Is it possible to pass a value into the query in dbGetQuery from the RMySQL package.

For example, if I have a set of values in a character vector:

df <- c('a','b','c')

And I want to loop through the values to pull out a specific value from a database for each.

library(RMySQL)    
res <- dbGetQuery(con, "SELECT max(ID) FROM table WHERE columna='df[2]'")

When I try to add the reference to the value I get an error. Wondering if it is possible to add a value from an R object in the query.

Answer

Gavin Simpson picture Gavin Simpson · Nov 27, 2010

One option is to manipulate the SQL string within the loop. At the moment you have a string literal, the 'df[2]' is not interpreted by R as anything other than characters. There are going to be some ambiguities in my answer, because df in your Q is patently not a data frame (it is a character vector!). Something like this will do what you want.

Store the output in a numeric vector:

require(RMySQL)
df <- c('a','b','c')
out <- numeric(length(df))
names(out) <- df

Now we can loop over the elements of df to execute your query three times. We can set the loop up two ways: i) with i as a number which we use to reference the elements of df and out, or ii) with i as each element of df in turn (i.e. a, then b, ...). I will show both versions below.

## Version i
for(i in seq_along(df)) {
    SQL <- paste("SELECT max(ID) FROM table WHERE columna='", df[i], "';", sep = "")
    out[i] <- dbGetQuery(con, SQL)
    dbDisconnect(con)
}

OR:

## Version ii
for(i in df) {
    SQL <- paste("SELECT max(ID) FROM table WHERE columna='", i, "';", sep = "")
    out[i] <- dbGetQuery(con, SQL)
    dbDisconnect(con)
}

Which you use will depend on personal taste. The second (ii) version requires you to set names on the output vector out that are the same as the data inside out.

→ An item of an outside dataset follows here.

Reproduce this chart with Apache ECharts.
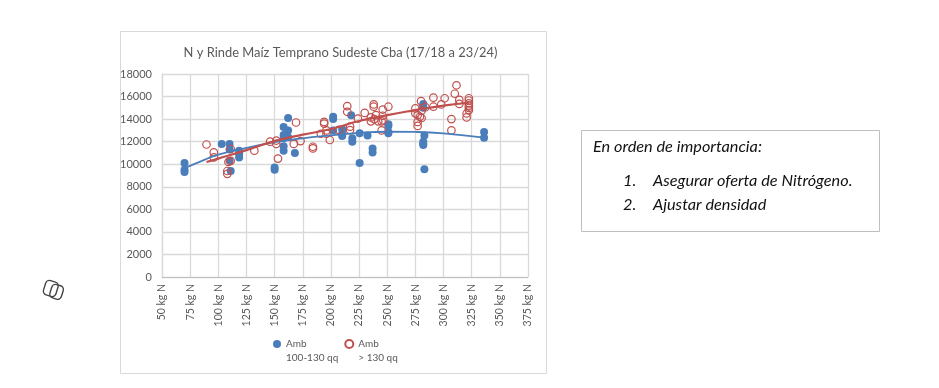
<!DOCTYPE html>
<html><head><meta charset="utf-8">
<style>html,body{margin:0;padding:0;background:#fff}#c{width:939px;height:388px}</style>
<script src="https://cdn.jsdelivr.net/npm/echarts@6/dist/echarts.min.js"></script>
</head><body><div id="c"></div>
<script>
const titleText = 'N y Rinde Maíz Temprano Sudeste Cba (17/18 a 23/24)';
const nameLow = 'Amb\n100-130 qq';
const nameHigh = 'Amb\n> 130 qq';
const lowPoints = [
[70,10100],[70,9500],[70,9300],[103,11800],[110,11800],[110,11300],[110,10300],[111,9400],
[118.5,11200],[118.5,10900],[118.5,10600],[150,9700],[150,9500],[158,13300],[162,14100],[162,13000],
[158,12600],[158,12300],[160,12500],[162,12400],[158,11600],[158,11200],[168,11000],
[202,14200],[202,14000],[202,13000],[210,13100],[210,12700],[210,12500],[218,14350],[219,12300],[219,12000],
[225.5,12750],[225.5,10100],[232.5,12550],[237,11400],[237,11050],[251,13550],[251,13400],[251,12850],[251,12750],
[282,15350],[282,15100],[282,15000],[283,12550],[282,12000],[282,11800],[282,11700],[283,9550],[336,12850],[336,12350]
];
const highPoints = [
[89.5,11750],[96,11050],[96,10600],[108,9400],[108,9150],[109,10200],[111,10300],[111,11350],[132,11200],
[146,12000],[151.5,12100],[151.5,11800],[153,10500],[169,13700],[167,11800],[173,12050],[184,11550],[184,11400],
[191,12700],[194,13750],[194,13600],[196,13000],[196,12700],[199,12150],[207,13050],[217,13330],[217,13030],
[214.5,15150],[214.5,14650],[224,14050],[230,14550],[235.5,14150],[235.5,13800],[238,15300],[238,15100],[240,14350],
[238.5,14000],[242,13800],[245,13800],[246.5,13900],[246,14300],[246,14850],[245,13000],[251,15100],
[275,14950],[275,14500],[277,14350],[279,14200],[280.5,14100],[277,13750],[277,13400],[280,15600],[280.5,14750],[284,15050],
[291,15900],[291,15100],[298,15300],[301,15850],[307,14000],[307,13000],[310,16250],[311.5,17000],[314,15700],[314,15350],
[320.5,14500],[320.5,14150],[322.5,15850],[322.5,15650],[322.5,15400],[322.5,15200],[322.5,15000],[322.5,14800]
];
const lowTrend = [[70,9650],[85,10280],[100,10850],[125,11450],[150,11950],[175,12300],[200,12550],[225,12780],[250,12880],[275,12860],[300,12740],[336,12350]];
const highTrend = [[89.5,10200],[100,10500],[125,11250],[150,12050],[175,12620],[200,13120],[225,13830],[250,14360],[275,14800],[300,15200],[322.5,15450]];

const blue = '#4A7EBB', red = '#C0504D', grey = '#595959', gridC = '#D9D9D9';
const legendIcon = 'path://M0,4A4,4 0 1 1 8,4A4,4 0 1 1 0,4ZM4,22L4,22';
const chart = echarts.init(document.getElementById('c'), null, {renderer:'canvas'});
const font = 'Lato, "Open Sans", sans-serif';
chart.setOption({
  animation:false,
  textStyle:{fontFamily:font},
  title:{text:titleText,left:335.5,top:41,textAlign:'center',textStyle:{fontFamily:font,fontSize:12.9,fontWeight:'normal',color:grey}},
  grid:{left:162,right:411,top:74,bottom:111},
  xAxis:{type:'value',min:50,max:375,interval:25,
    axisLine:{lineStyle:{color:'#BFBFBF',width:1}},axisTick:{show:false},
    splitLine:{show:true,lineStyle:{color:gridC,width:1.3}},
    axisLabel:{rotate:90,formatter:'{value} kg N',color:grey,fontSize:10.5,margin:7,showMaxLabel:true,showMinLabel:true}},
  yAxis:{type:'value',min:0,max:18000,interval:2000,
    axisLine:{show:true,lineStyle:{color:gridC,width:1.3}},axisTick:{show:false},
    splitLine:{show:true,lineStyle:{color:gridC,width:1.3}},
    axisLabel:{color:grey,fontSize:11,margin:10,formatter:v=>String(v)}},
  legend:{left:268,top:332,itemWidth:8,itemHeight:22,itemGap:6,
    data:[{name:nameLow,icon:legendIcon},{name:nameHigh,icon:legendIcon}],
    textStyle:{color:grey,fontSize:10,fontFamily:font,lineHeight:14}},
  series:[
    {name:nameLow,type:'scatter',data:lowPoints,symbol:'circle',symbolSize:8,z:3,itemStyle:{color:blue,opacity:1}},
    {name:nameHigh,type:'scatter',data:highPoints,symbol:'circle',symbolSize:7.5,z:4,
      itemStyle:{color:'rgba(255,255,255,0)',borderColor:red,borderWidth:1.2,opacity:1}},
    {type:'line',data:lowTrend,smooth:true,showSymbol:false,silent:true,z:5,lineStyle:{color:blue,width:1.8}},
    {type:'line',data:highTrend,smooth:true,showSymbol:false,silent:true,z:6,lineStyle:{color:red,width:2.2}}
  ],
  graphic:[
    {type:'rect',shape:{x:120.5,y:31.5,width:426,height:342},style:{fill:'none',stroke:'#D9D9D9',lineWidth:1},z:-1},
    {type:'rect',shape:{x:581.5,y:130.5,width:298,height:101},style:{fill:'#fff',stroke:'#BFBFBF',lineWidth:1}},
    {type:'text',x:593,y:138.5,style:{text:'En orden de importancia:',font:'italic 16.3px '+font,fill:'#111'}},
    {type:'text',x:623,y:172.5,style:{text:'1.',font:'italic 16.3px '+font,fill:'#111'}},
    {type:'text',x:653,y:172.5,style:{text:'Asegurar oferta de Nitrógeno.',font:'italic 16.3px '+font,fill:'#111'}},
    {type:'text',x:623,y:196.5,style:{text:'2.',font:'italic 16.3px '+font,fill:'#111'}},
    {type:'text',x:653,y:196.5,style:{text:'Ajustar densidad',font:'italic 16.3px '+font,fill:'#111'}},
    {type:'group',x:54,y:290,rotation:-0.3,children:[
      {type:'rect',shape:{x:-10,y:-8,width:13,height:15,r:4},style:{fill:'none',stroke:'#444',lineWidth:1.4}},
      {type:'rect',shape:{x:-3,y:-6,width:12,height:14,r:4},style:{fill:'none',stroke:'#444',lineWidth:1.4}}
    ]}
  ]
});
</script></body></html>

Having said all that, assuming your actual SQL Query is similar to the one you post, can't you do this in a single SQL statement, using the GROUP BY clause, to group the data before computing max(ID)? Doing simple things in the data base like this will likely be much quicker. Unfortunately, I don't have a MySQL instance around to play with and my SQL-fu is weak currently, so I can't given an example of this.